## Exercise description
Will you write out the data exactly, excluding every picture?

## Source material
_ _ _

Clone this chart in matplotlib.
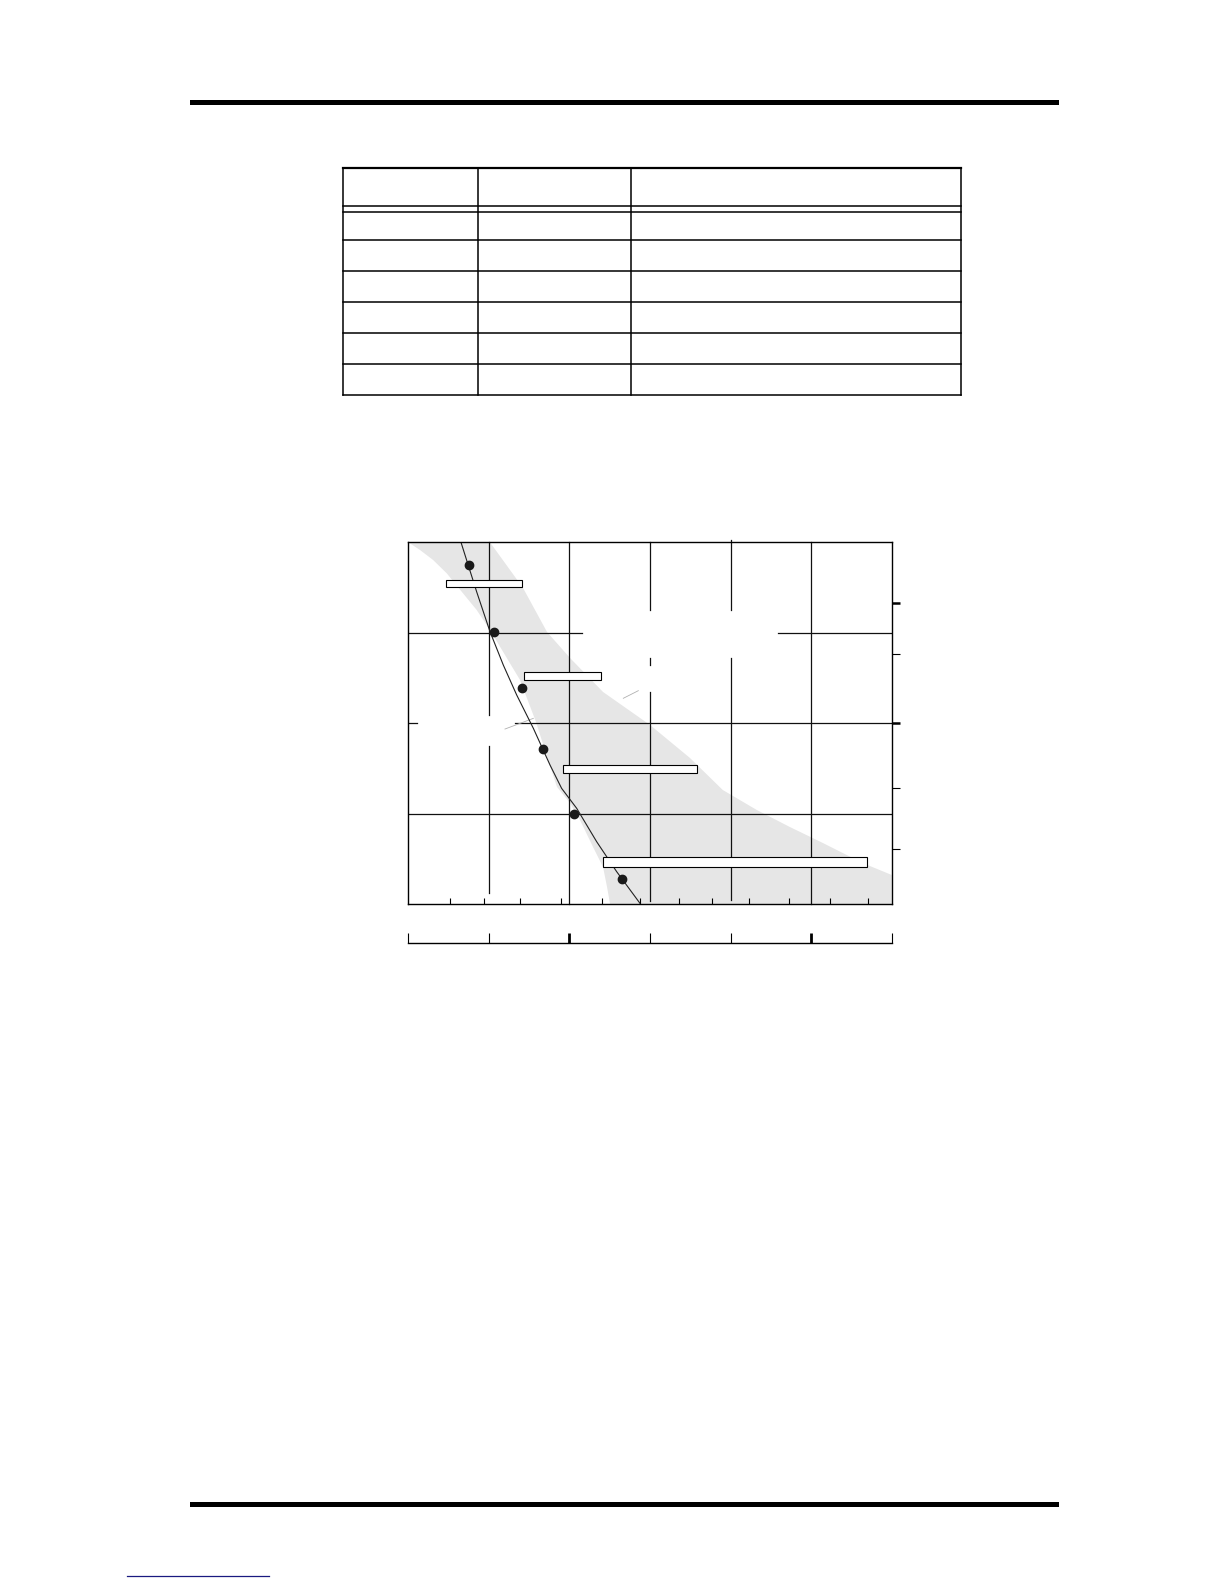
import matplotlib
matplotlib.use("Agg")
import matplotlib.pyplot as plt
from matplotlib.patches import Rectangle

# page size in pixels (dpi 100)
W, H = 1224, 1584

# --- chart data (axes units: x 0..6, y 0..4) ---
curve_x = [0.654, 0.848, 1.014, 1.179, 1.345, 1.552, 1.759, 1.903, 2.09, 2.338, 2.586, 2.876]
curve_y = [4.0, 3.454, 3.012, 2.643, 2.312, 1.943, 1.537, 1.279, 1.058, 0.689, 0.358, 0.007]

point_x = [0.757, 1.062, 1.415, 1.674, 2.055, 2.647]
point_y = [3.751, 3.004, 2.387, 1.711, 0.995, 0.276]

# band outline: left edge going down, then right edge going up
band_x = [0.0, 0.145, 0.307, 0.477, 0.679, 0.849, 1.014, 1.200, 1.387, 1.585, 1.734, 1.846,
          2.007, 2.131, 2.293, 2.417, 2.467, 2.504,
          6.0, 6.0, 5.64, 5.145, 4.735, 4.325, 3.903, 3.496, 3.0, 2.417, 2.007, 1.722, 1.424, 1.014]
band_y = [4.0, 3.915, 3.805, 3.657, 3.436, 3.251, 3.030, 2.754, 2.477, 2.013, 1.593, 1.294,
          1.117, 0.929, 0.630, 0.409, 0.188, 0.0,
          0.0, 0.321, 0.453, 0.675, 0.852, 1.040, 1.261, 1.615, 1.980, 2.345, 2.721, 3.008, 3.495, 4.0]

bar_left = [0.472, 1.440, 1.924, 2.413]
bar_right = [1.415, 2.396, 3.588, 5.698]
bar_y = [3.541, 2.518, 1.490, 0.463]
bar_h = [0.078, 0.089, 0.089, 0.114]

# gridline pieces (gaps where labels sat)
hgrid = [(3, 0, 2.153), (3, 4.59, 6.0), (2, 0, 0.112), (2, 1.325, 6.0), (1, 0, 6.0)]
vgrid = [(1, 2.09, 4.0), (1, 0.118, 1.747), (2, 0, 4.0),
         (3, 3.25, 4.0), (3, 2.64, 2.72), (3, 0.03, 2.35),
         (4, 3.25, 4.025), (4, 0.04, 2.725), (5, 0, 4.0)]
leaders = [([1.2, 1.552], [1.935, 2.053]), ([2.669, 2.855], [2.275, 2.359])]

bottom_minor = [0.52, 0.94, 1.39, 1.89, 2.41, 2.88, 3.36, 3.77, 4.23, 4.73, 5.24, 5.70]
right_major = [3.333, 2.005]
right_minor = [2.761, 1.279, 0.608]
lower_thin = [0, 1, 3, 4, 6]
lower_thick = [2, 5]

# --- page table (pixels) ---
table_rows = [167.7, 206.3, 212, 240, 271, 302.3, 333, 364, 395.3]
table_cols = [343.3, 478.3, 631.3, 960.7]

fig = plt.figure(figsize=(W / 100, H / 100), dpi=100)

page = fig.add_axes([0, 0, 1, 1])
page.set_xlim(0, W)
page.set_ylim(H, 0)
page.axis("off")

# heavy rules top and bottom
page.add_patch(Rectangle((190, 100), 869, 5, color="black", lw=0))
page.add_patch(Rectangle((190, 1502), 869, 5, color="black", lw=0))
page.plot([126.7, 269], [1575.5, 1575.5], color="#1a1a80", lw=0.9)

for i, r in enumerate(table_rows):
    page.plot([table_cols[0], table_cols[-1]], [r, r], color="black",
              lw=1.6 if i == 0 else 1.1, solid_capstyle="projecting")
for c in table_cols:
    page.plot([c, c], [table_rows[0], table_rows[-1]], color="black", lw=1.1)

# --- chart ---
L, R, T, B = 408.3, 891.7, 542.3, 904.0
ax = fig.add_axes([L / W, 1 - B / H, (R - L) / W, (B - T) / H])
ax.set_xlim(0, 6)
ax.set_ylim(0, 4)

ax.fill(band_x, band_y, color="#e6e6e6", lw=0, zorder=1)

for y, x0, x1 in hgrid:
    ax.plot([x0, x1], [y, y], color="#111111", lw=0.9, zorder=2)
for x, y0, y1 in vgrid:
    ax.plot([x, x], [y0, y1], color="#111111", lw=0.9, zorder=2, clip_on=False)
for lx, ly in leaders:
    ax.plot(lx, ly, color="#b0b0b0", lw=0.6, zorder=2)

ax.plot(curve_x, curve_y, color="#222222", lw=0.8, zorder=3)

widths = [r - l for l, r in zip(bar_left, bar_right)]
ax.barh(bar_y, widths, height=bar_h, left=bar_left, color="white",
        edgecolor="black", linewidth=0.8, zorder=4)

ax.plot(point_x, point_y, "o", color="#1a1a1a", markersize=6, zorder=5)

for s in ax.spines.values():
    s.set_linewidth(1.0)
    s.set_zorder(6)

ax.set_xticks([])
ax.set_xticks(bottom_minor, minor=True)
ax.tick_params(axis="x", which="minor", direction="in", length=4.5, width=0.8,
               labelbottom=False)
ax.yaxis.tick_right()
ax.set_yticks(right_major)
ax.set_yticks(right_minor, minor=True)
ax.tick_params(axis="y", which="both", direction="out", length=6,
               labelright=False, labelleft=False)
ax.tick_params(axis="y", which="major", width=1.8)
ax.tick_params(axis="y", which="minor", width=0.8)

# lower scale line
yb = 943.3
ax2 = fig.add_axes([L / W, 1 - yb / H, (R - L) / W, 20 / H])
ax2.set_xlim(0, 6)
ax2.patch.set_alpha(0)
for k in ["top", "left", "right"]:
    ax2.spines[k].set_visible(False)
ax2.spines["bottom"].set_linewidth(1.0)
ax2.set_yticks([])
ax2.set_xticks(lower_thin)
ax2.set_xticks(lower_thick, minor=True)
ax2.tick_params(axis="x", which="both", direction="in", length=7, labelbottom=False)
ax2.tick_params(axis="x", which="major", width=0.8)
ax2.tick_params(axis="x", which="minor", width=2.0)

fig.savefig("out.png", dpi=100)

_ _ _

## Problem solution
Clone this chart in matplotlib.
import matplotlib
matplotlib.use("Agg")
import matplotlib.pyplot as plt
from matplotlib.patches import Rectangle

# page size in pixels (dpi 100)
W, H = 1224, 1584

# --- chart data (axes units: x 0..6, y 0..4) ---
curve_x = [0.654, 0.848, 1.014, 1.179, 1.345, 1.552, 1.759, 1.903, 2.09, 2.338, 2.586, 2.876]
curve_y = [4.0, 3.454, 3.012, 2.643, 2.312, 1.943, 1.537, 1.279, 1.058, 0.689, 0.358, 0.007]

point_x = [0.757, 1.062, 1.415, 1.674, 2.055, 2.647]
point_y = [3.751, 3.004, 2.387, 1.711, 0.995, 0.276]

# band outline: left edge going down, then right edge going up
band_x = [0.0, 0.145, 0.307, 0.477, 0.679, 0.849, 1.014, 1.200, 1.387, 1.585, 1.734, 1.846,
          2.007, 2.131, 2.293, 2.417, 2.467, 2.504,
          6.0, 6.0, 5.64, 5.145, 4.735, 4.325, 3.903, 3.496, 3.0, 2.417, 2.007, 1.722, 1.424, 1.014]
band_y = [4.0, 3.915, 3.805, 3.657, 3.436, 3.251, 3.030, 2.754, 2.477, 2.013, 1.593, 1.294,
          1.117, 0.929, 0.630, 0.409, 0.188, 0.0,
          0.0, 0.321, 0.453, 0.675, 0.852, 1.040, 1.261, 1.615, 1.980, 2.345, 2.721, 3.008, 3.495, 4.0]

bar_left = [0.472, 1.440, 1.924, 2.413]
bar_right = [1.415, 2.396, 3.588, 5.698]
bar_y = [3.541, 2.518, 1.490, 0.463]
bar_h = [0.078, 0.089, 0.089, 0.114]

# gridline pieces (gaps where labels sat)
hgrid = [(3, 0, 2.153), (3, 4.59, 6.0), (2, 0, 0.112), (2, 1.325, 6.0), (1, 0, 6.0)]
vgrid = [(1, 2.09, 4.0), (1, 0.118, 1.747), (2, 0, 4.0),
         (3, 3.25, 4.0), (3, 2.64, 2.72), (3, 0.03, 2.35),
         (4, 3.25, 4.025), (4, 0.04, 2.725), (5, 0, 4.0)]
leaders = [([1.2, 1.552], [1.935, 2.053]), ([2.669, 2.855], [2.275, 2.359])]

bottom_minor = [0.52, 0.94, 1.39, 1.89, 2.41, 2.88, 3.36, 3.77, 4.23, 4.73, 5.24, 5.70]
right_major = [3.333, 2.005]
right_minor = [2.761, 1.279, 0.608]
lower_thin = [0, 1, 3, 4, 6]
lower_thick = [2, 5]

# --- page table (pixels) ---
table_rows = [167.7, 206.3, 212, 240, 271, 302.3, 333, 364, 395.3]
table_cols = [343.3, 478.3, 631.3, 960.7]

fig = plt.figure(figsize=(W / 100, H / 100), dpi=100)

page = fig.add_axes([0, 0, 1, 1])
page.set_xlim(0, W)
page.set_ylim(H, 0)
page.axis("off")

# heavy rules top and bottom
page.add_patch(Rectangle((190, 100), 869, 5, color="black", lw=0))
page.add_patch(Rectangle((190, 1502), 869, 5, color="black", lw=0))
page.plot([126.7, 269], [1575.5, 1575.5], color="#1a1a80", lw=0.9)

for i, r in enumerate(table_rows):
    page.plot([table_cols[0], table_cols[-1]], [r, r], color="black",
              lw=1.6 if i == 0 else 1.1, solid_capstyle="projecting")
for c in table_cols:
    page.plot([c, c], [table_rows[0], table_rows[-1]], color="black", lw=1.1)

# --- chart ---
L, R, T, B = 408.3, 891.7, 542.3, 904.0
ax = fig.add_axes([L / W, 1 - B / H, (R - L) / W, (B - T) / H])
ax.set_xlim(0, 6)
ax.set_ylim(0, 4)

ax.fill(band_x, band_y, color="#e6e6e6", lw=0, zorder=1)

for y, x0, x1 in hgrid:
    ax.plot([x0, x1], [y, y], color="#111111", lw=0.9, zorder=2)
for x, y0, y1 in vgrid:
    ax.plot([x, x], [y0, y1], color="#111111", lw=0.9, zorder=2, clip_on=False)
for lx, ly in leaders:
    ax.plot(lx, ly, color="#b0b0b0", lw=0.6, zorder=2)

ax.plot(curve_x, curve_y, color="#222222", lw=0.8, zorder=3)

widths = [r - l for l, r in zip(bar_left, bar_right)]
ax.barh(bar_y, widths, height=bar_h, left=bar_left, color="white",
        edgecolor="black", linewidth=0.8, zorder=4)

ax.plot(point_x, point_y, "o", color="#1a1a1a", markersize=6, zorder=5)

for s in ax.spines.values():
    s.set_linewidth(1.0)
    s.set_zorder(6)

ax.set_xticks([])
ax.set_xticks(bottom_minor, minor=True)
ax.tick_params(axis="x", which="minor", direction="in", length=4.5, width=0.8,
               labelbottom=False)
ax.yaxis.tick_right()
ax.set_yticks(right_major)
ax.set_yticks(right_minor, minor=True)
ax.tick_params(axis="y", which="both", direction="out", length=6,
               labelright=False, labelleft=False)
ax.tick_params(axis="y", which="major", width=1.8)
ax.tick_params(axis="y", which="minor", width=0.8)

# lower scale line
yb = 943.3
ax2 = fig.add_axes([L / W, 1 - yb / H, (R - L) / W, 20 / H])
ax2.set_xlim(0, 6)
ax2.patch.set_alpha(0)
for k in ["top", "left", "right"]:
    ax2.spines[k].set_visible(False)
ax2.spines["bottom"].set_linewidth(1.0)
ax2.set_yticks([])
ax2.set_xticks(lower_thin)
ax2.set_xticks(lower_thick, minor=True)
ax2.tick_params(axis="x", which="both", direction="in", length=7, labelbottom=False)
ax2.tick_params(axis="x", which="major", width=0.8)
ax2.tick_params(axis="x", which="minor", width=2.0)

fig.savefig("out.png", dpi=100)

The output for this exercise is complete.